/---

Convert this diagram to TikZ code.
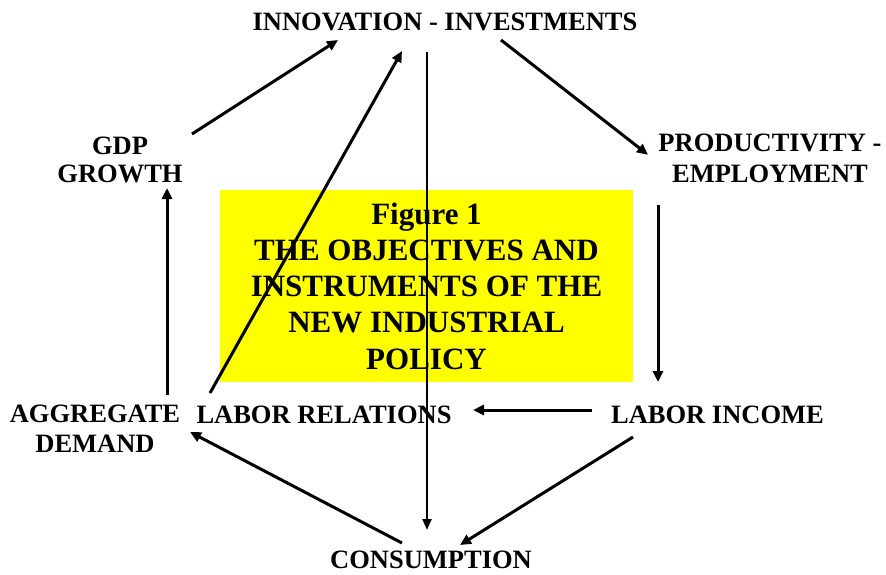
\documentclass[tikz,border=0pt]{standalone}
\usepackage{fontspec}
\setmainfont{Liberation Serif}
\usetikzlibrary{arrows.meta,calc}
\definecolor{boxyellow}{RGB}{255,255,0}
\tikzset{
  lbl/.style={inner sep=0pt, align=center, font=\bfseries\fontsize{26.5}{30}\selectfont},
  arr/.style={line width=3pt, -{Triangle[length=11pt,width=10pt]}},
  thin arr/.style={line width=2.2pt, -{Triangle[length=11pt,width=9pt]}},
  titlebox/.style={fill=boxyellow, inner sep=0pt, minimum width=413pt, minimum height=192pt,
     align=center, font=\bfseries\fontsize{31}{36.2}\selectfont}
}
\begin{document}
\begin{tikzpicture}[x=1pt,y=-1pt]
\useasboundingbox (0,0) rectangle (886,574);
\fill[white] (0,0) rectangle (886,574);
\node[titlebox] (title) at (426.5,286) {Figure 1\\THE OBJECTIVES AND\\INSTRUMENTS OF THE\\NEW INDUSTRIAL\\POLICY};
\node[lbl, anchor=base] (inv) at (445,30) {INNOVATION - INVESTMENTS};
\node[lbl, font=\bfseries\fontsize{26.5}{28}\selectfont] (gdp) at (120,160) {GDP\\GROWTH};
\node[lbl, font=\bfseries\fontsize{26.5}{31}\selectfont] (prod) at (770,158.75) {PRODUCTIVITY -\\EMPLOYMENT};
\node[lbl] (agg) at (95,429) {AGGREGATE\\DEMAND};
\node[lbl, anchor=base] (labrel) at (324,423) {LABOR RELATIONS};
\node[lbl, anchor=base] (inc) at (717.5,423) {LABOR INCOME};
\node[lbl, anchor=base] (cons) at (431,568) {CONSUMPTION};
% connectors
\draw[arr] ($(gdp.center)+(72,-26)$) -- ($(inv.base)+(-107,10)$);
\draw[arr] ($(labrel.base)+(-114,-30)$) -- ($(inv.base)+(-43,21)$);
\draw[thin arr] ($(inv.base)+(-18,22)$) -- ($(cons.base)+(-4,-38)$);
\draw[arr] ($(inv.base)+(56,10)$) -- ($(prod.center)+(-122,-4)$);
\draw[arr] ($(prod.center)+(-112,46)$) -- ($(inc.base)+(-59.5,-41)$);
\draw[arr] ($(inc.base)+(-125.5,-13)$) -- ($(labrel.base)+(149,-13)$);
\draw[arr] ($(inc.base)+(-84.5,14)$) -- ($(cons.base)+(29,-23)$);
\draw[arr] ($(cons.base)+(-29,-25)$) -- ($(agg.center)+(95,3)$);
\draw[arr] ($(agg.center)+(72,-34)$) -- ($(gdp.center)+(47,28)$);
\end{tikzpicture}
\end{document}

\---

Exercise goal: Except for the pictures, print the data above exactly.

Task response:
Convert this diagram to TikZ code.
\documentclass[tikz,border=0pt]{standalone}
\usepackage{fontspec}
\setmainfont{Liberation Serif}
\usetikzlibrary{arrows.meta,calc}
\definecolor{boxyellow}{RGB}{255,255,0}
\tikzset{
  lbl/.style={inner sep=0pt, align=center, font=\bfseries\fontsize{26.5}{30}\selectfont},
  arr/.style={line width=3pt, -{Triangle[length=11pt,width=10pt]}},
  thin arr/.style={line width=2.2pt, -{Triangle[length=11pt,width=9pt]}},
  titlebox/.style={fill=boxyellow, inner sep=0pt, minimum width=413pt, minimum height=192pt,
     align=center, font=\bfseries\fontsize{31}{36.2}\selectfont}
}
\begin{document}
\begin{tikzpicture}[x=1pt,y=-1pt]
\useasboundingbox (0,0) rectangle (886,574);
\fill[white] (0,0) rectangle (886,574);
\node[titlebox] (title) at (426.5,286) {Figure 1\\THE OBJECTIVES AND\\INSTRUMENTS OF THE\\NEW INDUSTRIAL\\POLICY};
\node[lbl, anchor=base] (inv) at (445,30) {INNOVATION - INVESTMENTS};
\node[lbl, font=\bfseries\fontsize{26.5}{28}\selectfont] (gdp) at (120,160) {GDP\\GROWTH};
\node[lbl, font=\bfseries\fontsize{26.5}{31}\selectfont] (prod) at (770,158.75) {PRODUCTIVITY -\\EMPLOYMENT};
\node[lbl] (agg) at (95,429) {AGGREGATE\\DEMAND};
\node[lbl, anchor=base] (labrel) at (324,423) {LABOR RELATIONS};
\node[lbl, anchor=base] (inc) at (717.5,423) {LABOR INCOME};
\node[lbl, anchor=base] (cons) at (431,568) {CONSUMPTION};
% connectors
\draw[arr] ($(gdp.center)+(72,-26)$) -- ($(inv.base)+(-107,10)$);
\draw[arr] ($(labrel.base)+(-114,-30)$) -- ($(inv.base)+(-43,21)$);
\draw[thin arr] ($(inv.base)+(-18,22)$) -- ($(cons.base)+(-4,-38)$);
\draw[arr] ($(inv.base)+(56,10)$) -- ($(prod.center)+(-122,-4)$);
\draw[arr] ($(prod.center)+(-112,46)$) -- ($(inc.base)+(-59.5,-41)$);
\draw[arr] ($(inc.base)+(-125.5,-13)$) -- ($(labrel.base)+(149,-13)$);
\draw[arr] ($(inc.base)+(-84.5,14)$) -- ($(cons.base)+(29,-23)$);
\draw[arr] ($(cons.base)+(-29,-25)$) -- ($(agg.center)+(95,3)$);
\draw[arr] ($(agg.center)+(72,-34)$) -- ($(gdp.center)+(47,28)$);
\end{tikzpicture}
\end{document}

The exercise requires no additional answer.